_Task statement_
In the entries that follow, find the word "this" and report each line it is on.

— Start of Given data —

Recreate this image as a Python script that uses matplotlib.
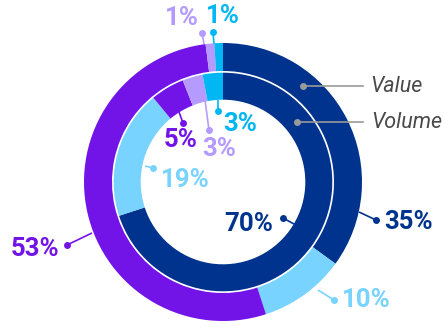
import matplotlib.pyplot as plt

# data
segments = ['dark', 'light', 'purple', 'lavender', 'cyan']
value = [35, 10, 53, 1, 1]
volume = [70, 19, 5, 3, 3]
colors = ['#00338d', '#78d3ff', '#7214e8', '#b59bff', '#00b7f3']

H = 326
cx, cy = 223, H - 182

fig = plt.figure(figsize=(4.44, 3.26), dpi=100)
ax = fig.add_axes([0, 0, 1, 1])

ax.pie(value, colors=colors, radius=139, center=(cx, cy), startangle=90,
       counterclock=False, wedgeprops=dict(width=28, linewidth=0))
ax.pie(volume, colors=colors, radius=109.3, center=(cx, cy), startangle=90,
       counterclock=False, wedgeprops=dict(width=27, linewidth=0))
ax.set_xlim(0, 444)
ax.set_ylim(0, H)
ax.set_aspect('equal')
ax.axis('off')

# leader labels: text, color, text pos, ha, dot pos, edge pos (pixel coords, y down)
value_lbl = [(value[0], colors[0], (384, 222), 'left', (376, 220), (359, 212)),
             (value[1], colors[1], (342, 300), 'left', (334, 300), (318, 290)),
             (value[2], colors[2], (59, 249), 'right', (67, 245), (92, 233)),
             (value[3], colors[3], (182, 18), 'center', (202, 33), (204, 44)),
             (value[4], colors[4], (223, 16), 'center', (213, 32), (214, 44))]
volume_lbl = [(volume[0], colors[0], (273, 224), 'right', (283, 218), (294, 224)),
              (volume[1], colors[1], (161, 180), 'left', (153, 168), (145, 166)),
              (volume[2], colors[2], (181, 140), 'center', (183, 123), (179, 112)),
              (volume[3], colors[3], (219, 149), 'center', (209, 130), (205, 100)),
              (volume[4], colors[4], (223, 124), 'left', (218, 111), (218, 100))]

for v, c, (tx, ty), ha, (dx, dy), (ex, ey) in value_lbl + volume_lbl:
    ax.plot([dx, ex], [H - dy, H - ey], color=c, lw=1.2, solid_capstyle='butt')
    ax.plot(dx, H - dy, 'o', color=c, ms=5, mec='none')
    ax.text(tx, H - ty, f'{v}%', color=c, ha=ha, va='center',
            fontsize=18.5, fontweight='bold', family='Roboto')

# ring legend
for name, (dx, dy), tx in [('Value', (303, 86), 370), ('Volume', (297, 122), 371)]:
    ax.plot([dx, 363], [H - dy, H - dy], color='#9a9a9a', lw=1.2)
    ax.plot(dx, H - dy, 'o', color='#9a9a9a', ms=5, mec='none')
    ax.text(tx, H - dy, name, color='#4a4a4a', ha='left', va='center',
            fontsize=15.5, style='italic', family='Roboto')

plt.savefig('out.png', dpi=100)
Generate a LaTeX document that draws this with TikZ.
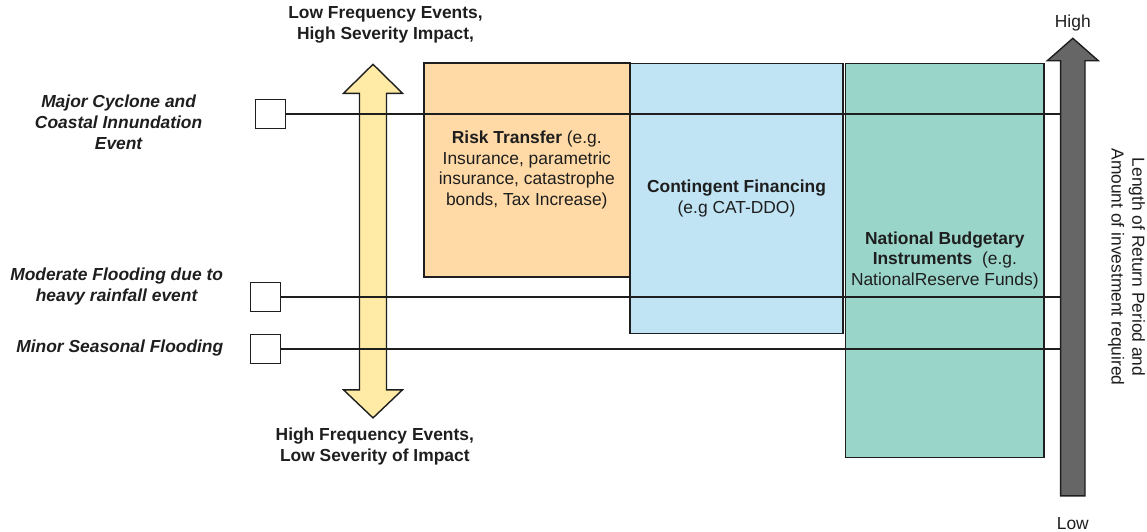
\documentclass[tikz,border=0pt]{standalone}
\usepackage{fontspec}
\setmainfont{Liberation Sans}
\definecolor{orangefill}{HTML}{FFDAA6}
\definecolor{bluefill}{HTML}{C1E4F5}
\definecolor{greenfill}{HTML}{9AD5CA}
\definecolor{yellowfill}{HTML}{FFEBA5}
\definecolor{greyfill}{HTML}{666666}
\definecolor{inkc}{HTML}{1E1E1E}
\begin{document}
\begin{tikzpicture}[x=1pt,y=-1pt,
  txt/.style={font=\fontsize{17.4}{20.8}\selectfont, align=center, inner sep=0pt, text=inkc},
  evt/.style={txt, font=\fontsize{17.4}{20.8}\selectfont\bfseries\itshape},
  hdr/.style={txt, font=\fontsize{17.4}{20.8}\selectfont\bfseries},
  panel/.style={draw=inkc, line width=1.6pt, txt, inner sep=0pt},
  evbox/.style={draw=inkc, line width=1.6pt, fill=white, minimum width=30pt, minimum height=29pt, inner sep=0pt},
  link/.style={draw=inkc, line width=1.8pt},
  bigarrow/.style={draw=inkc, line width=1.4pt}
]
\useasboundingbox (0,0) rectangle (1147,531);

% panels
\node[panel, fill=orangefill, minimum width=205.8pt, minimum height=213.5pt] (rt) at (526.8,170)
  {\textbf{Risk Transfer} (e.g.\\Insurance, parametric\\insurance, catastrophe\\bonds, Tax Increase)};
\node[panel, fill=bluefill, minimum width=213.5pt, minimum height=270.3pt] (cf) at (736.5,198.5)
  {\textbf{Contingent Financing}\\(e.g CAT-DDO)};
\node[panel, fill=greenfill, minimum width=198.9pt, minimum height=394.1pt] (nb) at (944.8,260.4)
  {\textbf{National Budgetary}\\\textbf{Instruments}\ \ (e.g.\\NationalReserve Funds)};

% yellow double arrow
\draw[bigarrow, fill=yellowfill]
  (373,64.3) -- (402.5,93.3) -- (386.5,93.3) -- (386.5,389.8) -- (402.5,389.8) -- (373,417.9)
  -- (343.5,389.8) -- (359.5,389.8) -- (359.5,93.3) -- (343.5,93.3) -- cycle;

% grey arrow
\draw[bigarrow, fill=greyfill]
  (1072.8,38.3) -- (1098.3,60.7) -- (1085,60.7) -- (1085,495.8) -- (1060.6,495.8)
  -- (1060.6,60.7) -- (1047.3,60.7) -- cycle;
\coordinate (gl) at (1060.6,0);

% event squares
\node[evbox] (s1) at (270.5,114) {};
\node[evbox] (s2) at (265.5,297) {};
\node[evbox] (s3) at (265.5,349) {};

% connectors
\draw[link] (s1.east) -- (s1.east -| gl);
\draw[link] (s2.east) -- (s2.east -| gl);
\draw[link] (s3.east) -- (s3.east -| gl);

% event labels
\node[evt] (l1) at (118.6,122.4) {Major Cyclone and\\Coastal Innundation\\Event};
\node[evt] (l2) at (116.6,286.4) {Moderate Flooding due to\\heavy rainfall event};
\node[evt] (l3) at (119.8,348) {Minor Seasonal Flooding};

% frequency labels
\node[hdr] (top) at (385.5,25.2) {Low Frequency Events,\\High Severity Impact,};
\node[hdr] (bot) at (374.8,446.2) {High Frequency Events,\\Low Severity of Impact};

% axis labels
\node[txt] (hi) at (1072.8,23.3) {High};
\node[txt] (lo) at (1072.8,523.5) {Low};
\node[txt, rotate=-90] (ax) at (1126.5,267) {Length of Return Period and\\Amount of investment required};
\end{tikzpicture}
\end{document}
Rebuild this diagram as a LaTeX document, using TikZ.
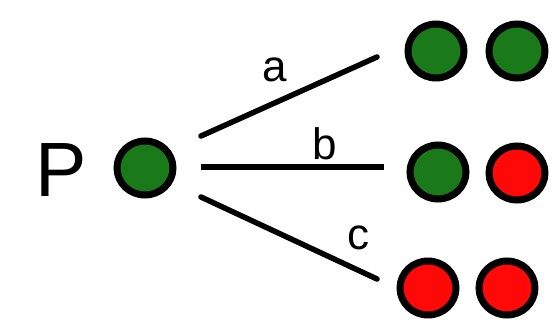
\documentclass[tikz,border=0pt]{standalone}
\usepackage{fontspec}
\setmainfont{Liberation Sans}
\usetikzlibrary{shapes.geometric}
\definecolor{dotgreen}{RGB}{26,122,26}
\definecolor{dotred}{RGB}{255,8,8}
\tikzset{
  dot/.style={ellipse,draw=black,line width=7pt,inner sep=0pt,minimum width=56pt,minimum height=54pt},
  gdot/.style={dot,fill=dotgreen},
  rdot/.style={dot,fill=dotred},
  branch/.style={line width=5.5pt,line cap=round},
  lbl/.style={inner sep=0pt,font=\fontsize{44}{48}\selectfont}
}
\begin{document}
\begin{tikzpicture}[x=1pt,y=-1pt]
\useasboundingbox (0,0) rectangle (552,324);
\node[inner sep=0pt,font=\fontsize{77}{80}\selectfont] (P) at (61,170) {P};
\node[gdot] (p) at (145,168) {};
\node[gdot] (a1) at (436,51) {};
\node[gdot] (a2) at (517,51) {};
\node[gdot] (b1) at (438,172) {};
\node[rdot] (b2) at (517,173) {};
\node[rdot] (c1) at (428,288) {};
\node[rdot] (c2) at (507,288) {};
\coordinate (sa) at (201,136);
\coordinate (ea) at (377,57);
\coordinate (sb) at (201,167);
\coordinate (eb) at (384,167);
\coordinate (sc) at (201,197);
\coordinate (ec) at (377,279);
\draw[branch] (sa) -- (ea);
\draw[branch,line cap=butt] (sb) -- (eb);
\draw[branch] (sc) -- (ec);
\node[lbl] (la) at (275,70) {a};
\node[lbl] (lb) at (325,144) {b};
\node[lbl] (lc) at (358,238) {c};
\end{tikzpicture}
\end{document}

— End of Given data —

_Solution to the exercise_
Recreate this image as a Python script that uses matplotlib.
Generate a LaTeX document that draws this with TikZ.
Rebuild this diagram as a LaTeX document, using TikZ.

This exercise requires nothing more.